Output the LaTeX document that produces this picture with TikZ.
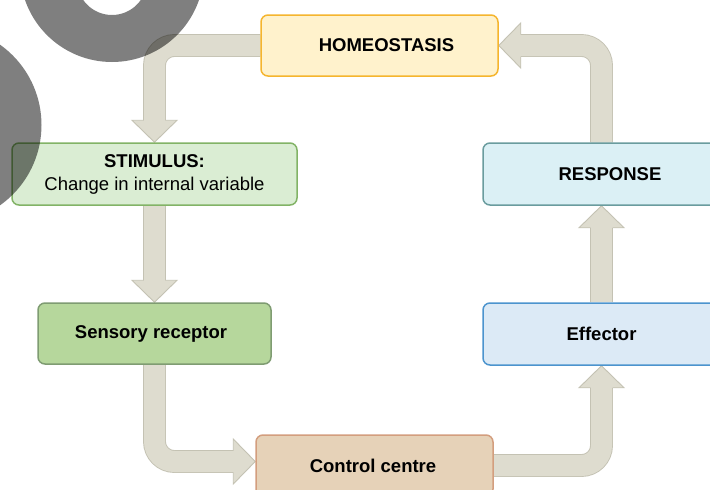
\documentclass[tikz,border=0pt]{standalone}
\usepackage{fontspec}
\setmainfont{Liberation Sans}
\usetikzlibrary{calc}
\definecolor{arrfill}{HTML}{DEDCCF}
\definecolor{arrline}{HTML}{C4C2B3}
\definecolor{homeofill}{HTML}{FFF2CC}
\definecolor{homeoline}{HTML}{F5B52E}
\definecolor{stimfill}{HTML}{DAEDD3}
\definecolor{stimline}{HTML}{82B366}
\definecolor{sensfill}{HTML}{B6D79C}
\definecolor{sensline}{HTML}{7F9C72}
\definecolor{ctrlfill}{HTML}{E6D2B8}
\definecolor{ctrlline}{HTML}{D39E7E}
\definecolor{efffill}{HTML}{DCEAF6}
\definecolor{effline}{HTML}{4C94CE}
\definecolor{respfill}{HTML}{DBF0F5}
\definecolor{respline}{HTML}{6A9C9E}
\pgfdeclarelayer{arrlayer}
\pgfsetlayers{arrlayer,main}
\tikzset{
  box/.style={draw, line width=1.5pt, rounded corners=7pt, minimum height=61pt,
    inner sep=0pt, align=center, text=black,
    font=\fontsize{18.5}{23}\selectfont\bfseries},
  shaft/.style={draw=arrline, line width=0.9pt, double=arrfill,
    double distance=21pt, rounded corners=20pt},
  headst/.style={fill=arrfill, draw=arrline, line width=0.9pt, line join=miter},
  blot/.style={fill=black, opacity=0.5, even odd rule},
}
\newcommand\fathead[2]{%
  \filldraw[headst, shift={(#1)}, rotate=#2]
    (-22,-11) -- (-22,-22.5) -- (0,0) -- (-22,22.5) -- (-22,11);}
\begin{document}
\begin{tikzpicture}[x=1pt,y=-1pt]
\useasboundingbox (0,0) rectangle (710,490);
\clip (0,0) rectangle (710,490);
% nodes
\node[box, fill=homeofill, draw=homeoline, minimum width=237pt] (homeo) at (379.5,45.5) {\hspace*{14pt}HOMEOSTASIS};
\node[box, fill=stimfill, draw=stimline, minimum width=285pt, minimum height=62pt] (stim) at (154.5,174) {STIMULUS:\\\mdseries Change in internal variable};
\node[box, fill=sensfill, draw=sensline, minimum width=233pt] (sens) at (154.5,333.5) {Sensory receptor\hspace*{7pt}};
\node[box, fill=ctrlfill, draw=ctrlline, minimum width=237pt] (ctrl) at (374.5,465.5) {Control centre\hspace*{3pt}};
\node[box, fill=efffill, draw=effline, minimum width=237pt, minimum height=62pt] (eff) at (601.5,334) {Effector};
\node[box, fill=respfill, draw=respline, minimum width=254pt, minimum height=62pt] (resp) at (610,174) {RESPONSE};
% arrow anchor points
\coordinate (a1) at (stim.north);
\coordinate (a2) at (sens.north);
\coordinate (a3) at ($(ctrl.west)+(0,-4)$);
\coordinate (a4) at (eff.south);
\coordinate (a5) at (eff.north |- resp.south);
\coordinate (a6) at (homeo.east);
% arrows behind boxes
\begin{pgfonlayer}{arrlayer}
  \fill[white] (0,0) rectangle (710,490);
  \draw[shaft] (homeo.west) -| ($(a1)+(0,-21)$);
  \fathead{a1}{270}
  \draw[shaft] (stim.south) -- ($(a2)+(0,-21)$);
  \fathead{a2}{270}
  \draw[shaft] (sens.south) |- ($(a3)+(-21,0)$);
  \fathead{a3}{0}
  \draw[shaft] (ctrl.east) -| ($(a4)+(0,21)$);
  \fathead{a4}{90}
  \draw[shaft] (eff.north) -- ($(a5)+(0,21)$);
  \fathead{a5}{90}
  \draw[shaft] (eff.north |- resp.north) |- ($(a6)+(21,0)$);
  \fathead{a6}{180}
\end{pgfonlayer}
% grey blots on top
\fill[blot] (112,-30) circle (92pt) (112,-20) circle (35pt);
\fill[blot] (-57,125) circle (98.5pt);
\end{tikzpicture}
\end{document}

◆ ◆ ◆

--- SHORT TASK ---
Without the pictures, repeat the listing above exactly.

--- REPLY ---
Output the LaTeX document that produces this picture with TikZ.
\documentclass[tikz,border=0pt]{standalone}
\usepackage{fontspec}
\setmainfont{Liberation Sans}
\usetikzlibrary{calc}
\definecolor{arrfill}{HTML}{DEDCCF}
\definecolor{arrline}{HTML}{C4C2B3}
\definecolor{homeofill}{HTML}{FFF2CC}
\definecolor{homeoline}{HTML}{F5B52E}
\definecolor{stimfill}{HTML}{DAEDD3}
\definecolor{stimline}{HTML}{82B366}
\definecolor{sensfill}{HTML}{B6D79C}
\definecolor{sensline}{HTML}{7F9C72}
\definecolor{ctrlfill}{HTML}{E6D2B8}
\definecolor{ctrlline}{HTML}{D39E7E}
\definecolor{efffill}{HTML}{DCEAF6}
\definecolor{effline}{HTML}{4C94CE}
\definecolor{respfill}{HTML}{DBF0F5}
\definecolor{respline}{HTML}{6A9C9E}
\pgfdeclarelayer{arrlayer}
\pgfsetlayers{arrlayer,main}
\tikzset{
  box/.style={draw, line width=1.5pt, rounded corners=7pt, minimum height=61pt,
    inner sep=0pt, align=center, text=black,
    font=\fontsize{18.5}{23}\selectfont\bfseries},
  shaft/.style={draw=arrline, line width=0.9pt, double=arrfill,
    double distance=21pt, rounded corners=20pt},
  headst/.style={fill=arrfill, draw=arrline, line width=0.9pt, line join=miter},
  blot/.style={fill=black, opacity=0.5, even odd rule},
}
\newcommand\fathead[2]{%
  \filldraw[headst, shift={(#1)}, rotate=#2]
    (-22,-11) -- (-22,-22.5) -- (0,0) -- (-22,22.5) -- (-22,11);}
\begin{document}
\begin{tikzpicture}[x=1pt,y=-1pt]
\useasboundingbox (0,0) rectangle (710,490);
\clip (0,0) rectangle (710,490);
% nodes
\node[box, fill=homeofill, draw=homeoline, minimum width=237pt] (homeo) at (379.5,45.5) {\hspace*{14pt}HOMEOSTASIS};
\node[box, fill=stimfill, draw=stimline, minimum width=285pt, minimum height=62pt] (stim) at (154.5,174) {STIMULUS:\\\mdseries Change in internal variable};
\node[box, fill=sensfill, draw=sensline, minimum width=233pt] (sens) at (154.5,333.5) {Sensory receptor\hspace*{7pt}};
\node[box, fill=ctrlfill, draw=ctrlline, minimum width=237pt] (ctrl) at (374.5,465.5) {Control centre\hspace*{3pt}};
\node[box, fill=efffill, draw=effline, minimum width=237pt, minimum height=62pt] (eff) at (601.5,334) {Effector};
\node[box, fill=respfill, draw=respline, minimum width=254pt, minimum height=62pt] (resp) at (610,174) {RESPONSE};
% arrow anchor points
\coordinate (a1) at (stim.north);
\coordinate (a2) at (sens.north);
\coordinate (a3) at ($(ctrl.west)+(0,-4)$);
\coordinate (a4) at (eff.south);
\coordinate (a5) at (eff.north |- resp.south);
\coordinate (a6) at (homeo.east);
% arrows behind boxes
\begin{pgfonlayer}{arrlayer}
  \fill[white] (0,0) rectangle (710,490);
  \draw[shaft] (homeo.west) -| ($(a1)+(0,-21)$);
  \fathead{a1}{270}
  \draw[shaft] (stim.south) -- ($(a2)+(0,-21)$);
  \fathead{a2}{270}
  \draw[shaft] (sens.south) |- ($(a3)+(-21,0)$);
  \fathead{a3}{0}
  \draw[shaft] (ctrl.east) -| ($(a4)+(0,21)$);
  \fathead{a4}{90}
  \draw[shaft] (eff.north) -- ($(a5)+(0,21)$);
  \fathead{a5}{90}
  \draw[shaft] (eff.north |- resp.north) |- ($(a6)+(21,0)$);
  \fathead{a6}{180}
\end{pgfonlayer}
% grey blots on top
\fill[blot] (112,-30) circle (92pt) (112,-20) circle (35pt);
\fill[blot] (-57,125) circle (98.5pt);
\end{tikzpicture}
\end{document}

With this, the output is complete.